En pleine Guerre Froide, les Américains voient des espions soviétiques partout. Le 19 juin 1953, Ethel et Julius Rosenberg, sont jugés coupables d’espionnage et exécutés ; quelques années plus tard, c’est Rudolf Abel qui encourt à son tour la chaise électrique pour le même chef d’accusation. Méprisé par l’opinion publique, et l’institution judicaire, sa réputation contamine celle jusqu’ici sans tache de son avocat James Donovan. C’est pourtant lui qui sera ensuite choisi pour négocier un échange entre son client et Francis Gary Powers, pilote dont l’avion espion s’est fait abattre au-dessus de l’Union Soviétique. Donovan est dépêché à Berlin Est par la CIA, officieusement, en free-lance officiellement.

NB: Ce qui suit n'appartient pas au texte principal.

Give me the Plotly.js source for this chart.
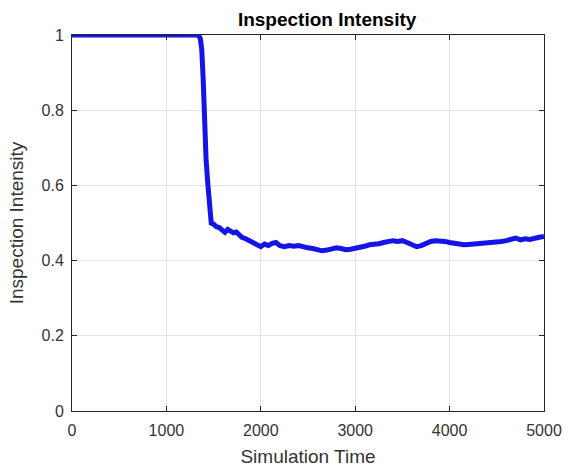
<!DOCTYPE html>
<html><head><meta charset="utf-8">
<script src="https://cdn.plot.ly/plotly-3.0.1.min.js"></script>
<style>html,body{margin:0;padding:0;background:#fff}#chart{width:569px;height:470px}</style>
</head><body><div id="chart"></div>
<script>
var simTime = [0,200,400,600,800,1000,1200,1300,1340,1360,1375,1390,1405,1420,1440,1460,1475,
  1500,1530,1560,1590,1620,1650,1680,1710,1740,1770,1800,1840,1880,1920,1960,2000,2040,2080,2120,2160,2200,
  2250,2300,2350,2400,2450,2500,2550,2600,2650,2700,2750,2800,2850,2900,2950,3000,3050,3100,3150,3200,
  3250,3300,3350,3400,3450,3500,3550,3600,3650,3700,3750,3800,3850,3900,3950,4000,4050,4100,4150,4200,
  4250,4300,4350,4400,4450,4500,4550,4600,4650,4700,4750,4800,4850,4900,4950,5000];
var intensity = [1,1,1,1,1,1,1,1,1,0.99,0.96,0.88,0.75,0.67,0.60,0.53,0.50,
  0.497,0.49,0.488,0.48,0.475,0.483,0.478,0.474,0.476,0.468,0.462,0.458,0.452,0.446,0.44,0.437,0.444,0.44,0.446,0.448,0.44,
  0.437,0.44,0.438,0.44,0.436,0.434,0.432,0.43,0.426,0.428,0.431,0.434,0.432,0.429,0.43,0.432,0.436,0.438,0.442,0.442,
  0.445,0.448,0.452,0.453,0.451,0.453,0.448,0.442,0.437,0.44,0.446,0.451,0.453,0.453,0.451,0.448,0.445,0.442,0.442,0.443,
  0.444,0.443,0.445,0.446,0.447,0.448,0.451,0.453,0.456,0.46,0.455,0.458,0.456,0.46,0.462,0.464];
var xTicks = [0,1000,2000,3000,4000,5000];
var yTicks = [0,0.2,0.4,0.6,0.8,1];

var FONT = 'Liberation Sans, Arial, sans-serif';
var axisCommon = {
  showline:true, linecolor:'#262626', linewidth:1, mirror:'ticks',
  ticks:'inside', ticklen:5, tickcolor:'#262626',
  showgrid:true, gridcolor:'#e3e3e3', gridwidth:1, zeroline:false,
  tickfont:{family:FONT, size:16, color:'#333'}
};
var layout = {
  width:569, height:470,
  margin:{l:72, r:25, t:35, b:59},
  paper_bgcolor:'#fff', plot_bgcolor:'#fff',
  showlegend:false,
  title:{text:'<b>Inspection Intensity</b>', x:0.5405, xref:'paper', xanchor:'center', y:1-19/470, yref:'container', yanchor:'middle',
    font:{family:FONT, size:19, color:'#000'}},
  xaxis:Object.assign({}, axisCommon, {range:[0,5000], tickvals:xTicks, ticktext:xTicks.map(String), ticklabelstandoff:5,
    title:{text:'Simulation Time', standoff:11, font:{family:FONT, size:19, color:'#333'}}}),
  yaxis:Object.assign({}, axisCommon, {range:[0,1], tickvals:yTicks, ticktext:yTicks.map(String), ticklabelstandoff:4,
    title:{text:'Inspection Intensity', standoff:12, font:{family:FONT, size:19, color:'#333'}}})
};
var trace = {x:simTime, y:intensity, type:'scatter', mode:'lines',
  line:{color:'#1414e6', width:5}};
Plotly.newPlot('chart', [trace], layout, {displayModeBar:false, staticPlot:true});
</script></body></html>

Spielberg a toujours aimé les hommes normaux révélés à eux-mêmes par une situation extraordinaire. Comme Ray Ferrier, père de famille défaillant sauve sa fille d’une invasion extraterrestre ; comme Indiana Jones, banal professeur de philosophie, découvre le Graal ; James Donovan citoyen américain lambda se trouve soudain propulsé diplomate international. Mais c’est en fait à Oskar Schindler qu’il s’apparente le plus dans sa façon d’utiliser le système pour s’en servir contre lui : la Constitution américaine lui permet de sauver un ennemi, l’absence de couverture diplomatique lui permet de prendre les négociations en main sans en référer à quiconque etc. Autre grand motif spielbergien : celui de la révélation, ce lieu de passage entre la relative insouciance du personnage et sa prise de conscience quant à la gravité de la situation qui va l’amener à prendre ses responsabilités. A ne plus détourner le regard car la caméra le met dos au mur : c’est le travelling compensé de Brody face à l’attaque du requin, le plan serré de Schindler devant la liquidation du ghetto de Varsovie et le gros plan de Donovan face à la réalité du mur de Berlin. Un instant qui teinte toujours les happy end d’une certaine mélancolie.
Devant des enjeux aussi complexes que ceux de la Guerre Froide, la facilité des négociations ne laisse cependant pas d’étonner, comme si tout à coup le film se faisait l’écho de la très étrange nostalgie d’une époque où les conflits étaient plus clairs, et les discussions encore possibles.